An acrobat is fired from a cannon at 61 miles per hour at an angle of \( 32^{\circ} \) with respect to the horizontal. What are the horizontal and vertical components, \( v_{x} \) and \( v_{y} \), of the velocity vector \( \mathbf{v} \) ? \( \mathbf{v}=\left[v_{x}, v_{y}\right]=[ \) Ex:5.67

To find the horizontal and vertical components of the velocity vector, we can use trigonometric functions.
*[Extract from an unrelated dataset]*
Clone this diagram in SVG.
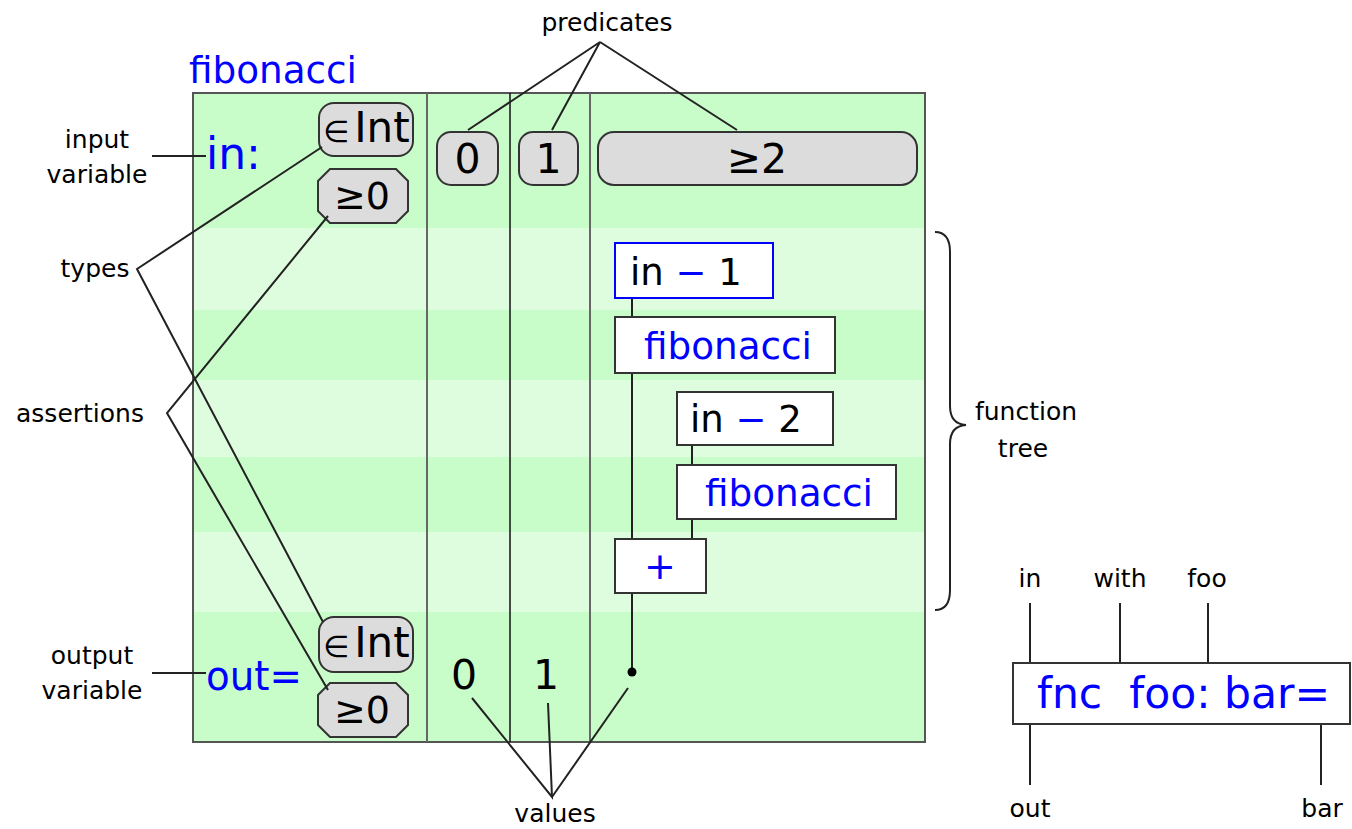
<svg xmlns="http://www.w3.org/2000/svg" width="1352" height="829" viewBox="0 0 1352 829">
<style>
.lbl{font-family:"DejaVu Sans",sans-serif;font-size:25px;fill:#000}
.big{font-family:"DejaVu Sans",sans-serif;font-size:38px;fill:#000}
.num{font-size:41px}
.blue{fill:#0000ff}
.ln{stroke:#222;stroke-width:2;fill:none}
.pred{fill:#dcdcdc;stroke:#333;stroke-width:2}
.node{fill:#fff;stroke:#333;stroke-width:2}
.dark{fill:#c8fcc8}
.light{fill:#defcde}
</style>
<rect width="1352" height="829" fill="#fff"/>
<g id="main-box">
<rect class="dark" x="193" y="93" width="732" height="135"/>
<rect class="light" x="193" y="228" width="732" height="82"/>
<rect class="dark" x="193" y="310" width="732" height="70"/>
<rect class="light" x="193" y="380" width="732" height="77"/>
<rect class="dark" x="193" y="457" width="732" height="75"/>
<rect class="light" x="193" y="532" width="732" height="80"/>
<rect class="dark" x="193" y="612" width="732" height="130"/>
<rect x="193" y="93" width="732" height="649" fill="none" stroke="#555" stroke-width="2"/>
<line x1="427" y1="93" x2="427" y2="742" stroke="#666" stroke-width="2"/>
<line x1="510" y1="93" x2="510" y2="742" stroke="#111" stroke-width="1.5"/>
<line x1="590" y1="93" x2="590" y2="742" stroke="#666" stroke-width="2"/>
</g>
<g id="title"><text class="big blue" x="189" y="83" style="font-size:38px" textLength="168" lengthAdjust="spacingAndGlyphs">fibonacci</text></g>
<g id="in-var"><text class="big blue" x="206" y="169" style="font-size:44px">in:</text></g>
<g id="out-var"><text class="big blue" x="206" y="690" style="font-size:40px" textLength="96" lengthAdjust="spacingAndGlyphs">out=</text></g>
<g id="type-in"><rect class="pred" x="319" y="103" width="94" height="53" rx="15"/><text class="big" x="323" y="142" style="font-size:42px"><tspan style="font-size:30px">∈</tspan><tspan dx="5">Int</tspan></text></g>
<g id="assert-in"><polygon class="pred" points="330,169 396,169 408,181 408,211 396,223 330,223 318,211 318,181"/><text class="big" x="362" y="209" text-anchor="middle">≥0</text></g>
<g id="type-out"><rect class="pred" x="319" y="617" width="94" height="55" rx="15"/><text class="big" x="323" y="657" style="font-size:42px"><tspan style="font-size:30px">∈</tspan><tspan dx="5">Int</tspan></text></g>
<g id="assert-out"><polygon class="pred" points="330,683 396,683 408,695 408,725 396,737 330,737 318,725 318,695"/><text class="big" x="362" y="723" text-anchor="middle">≥0</text></g>
<g id="pred-0"><rect class="pred" x="437" y="132" width="61" height="53" rx="14"/><text class="big num" x="467.5" y="173" text-anchor="middle">0</text></g>
<g id="pred-1"><rect class="pred" x="519" y="132" width="59" height="53" rx="14"/><text class="big num" x="548.5" y="173" text-anchor="middle">1</text></g>
<g id="pred-ge2"><rect class="pred" x="598" y="132" width="319" height="53" rx="16"/><text class="big num" x="757" y="173" text-anchor="middle">≥2</text></g>
<g id="val-0"><text class="big num" x="464" y="689" text-anchor="middle">0</text></g>
<g id="val-1"><text class="big num" x="546" y="689" text-anchor="middle">1</text></g>
<g id="connectors">
<line class="ln" x1="632" y1="298" x2="632" y2="317"/>
<line class="ln" x1="632" y1="373" x2="632" y2="539"/>
<line class="ln" x1="692" y1="445" x2="692" y2="465"/>
<line class="ln" x1="692" y1="519" x2="692" y2="539"/>
<line class="ln" x1="632" y1="593" x2="632" y2="672"/>
<circle cx="632" cy="672" r="4.5" fill="#000"/>
<line class="ln" x1="152" y1="156" x2="206" y2="156"/>
<line class="ln" x1="152" y1="673" x2="206" y2="673"/>
<polyline class="ln" points="322,147 137,269 323,622"/>
<polyline class="ln" points="328,216 167,413 328,690"/>
<polyline class="ln" points="468,130 600,42 552,130"/>
<line class="ln" x1="600" y1="42" x2="737" y2="130"/>
<polyline class="ln" points="472,698 552,797 548,703"/>
<line class="ln" x1="552" y1="797" x2="628" y2="688"/>
<path class="ln" d="M935,232 Q950,232 950,252 L950,406 Q950,424 966,425 Q950,426 950,444 L950,590 Q950,610 935,610"/>
<line class="ln" x1="1030" y1="603" x2="1030" y2="663"/>
<line class="ln" x1="1120" y1="603" x2="1120" y2="663"/>
<line class="ln" x1="1208" y1="603" x2="1208" y2="663"/>
<line class="ln" x1="1030" y1="724" x2="1030" y2="785"/>
<line class="ln" x1="1321" y1="724" x2="1321" y2="785"/>
</g>
<g id="in-minus-1"><rect x="615" y="243" width="158" height="55" fill="#fff" stroke="#0000ff" stroke-width="2"/><text class="big" x="630" y="285" style="font-size:37px">in <tspan class="blue">−</tspan> 1</text></g>
<g id="fib-1"><rect class="node" x="615" y="317" width="220" height="56"/><text class="big blue" x="644" y="359" style="font-size:38px" textLength="168" lengthAdjust="spacingAndGlyphs">fibonacci</text></g>
<g id="in-minus-2"><rect class="node" x="677" y="392" width="156" height="53"/><text class="big" x="690" y="432" style="font-size:37px">in <tspan class="blue">−</tspan> 2</text></g>
<g id="fib-2"><rect class="node" x="677" y="465" width="219" height="54"/><text class="big blue" x="705" y="506" style="font-size:38px" textLength="168" lengthAdjust="spacingAndGlyphs">fibonacci</text></g>
<g id="plus"><rect class="node" x="615" y="539" width="91" height="54"/><text class="big blue" x="660" y="579" text-anchor="middle">+</text></g>
<g id="fnc-node"><rect class="node" x="1013" y="663" width="337" height="61"/><text class="big blue" x="1037" y="708" style="font-size:42px;white-space:pre" xml:space="preserve" textLength="293" lengthAdjust="spacingAndGlyphs">fnc  foo: bar=</text></g>
<g id="labels">
<text class="lbl" x="607" y="31" text-anchor="middle">predicates</text>
<text class="lbl" x="97" y="148" text-anchor="middle">input</text>
<text class="lbl" x="97" y="183" text-anchor="middle">variable</text>
<text class="lbl" x="95" y="277" text-anchor="middle">types</text>
<text class="lbl" x="80" y="422" text-anchor="middle">assertions</text>
<text class="lbl" x="92" y="664" text-anchor="middle">output</text>
<text class="lbl" x="92" y="699" text-anchor="middle">variable</text>
<text class="lbl" x="555" y="822" text-anchor="middle">values</text>
<text class="lbl" x="1026" y="420" text-anchor="middle">function</text>
<text class="lbl" x="1023" y="457" text-anchor="middle">tree</text>
<text class="lbl" x="1030" y="587" text-anchor="middle">in</text>
<text class="lbl" x="1120" y="587" text-anchor="middle">with</text>
<text class="lbl" x="1207" y="587" text-anchor="middle">foo</text>
<text class="lbl" x="1030" y="817" text-anchor="middle">out</text>
<text class="lbl" x="1322" y="817" text-anchor="middle">bar</text>
</g>
</svg>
The horizontal component \( v_{x} \) is calculated using the cosine function, while the vertical component \( v_{y} \) uses the sine function. 1. Calculate \( v_{x} \): \[ v_{x} = v \cdot \cos(\theta) = 61 \cdot \cos(32^{\circ}) \approx 61 \cdot 0.8480 \approx 51.7 \text{ miles per hour} \] 2. Calculate \( v_{y} \): \[ v_{y} = v \cdot \sin(\theta) = 61 \cdot \sin(32^{\circ}) \approx 61 \cdot 0.5299 \approx 32.3 \text{ miles per hour} \] Thus, the velocity vector \( \mathbf{v} \) is approximately \( \left[v_{x}, v_{y}\right] \approx [51.7, 32.3] \).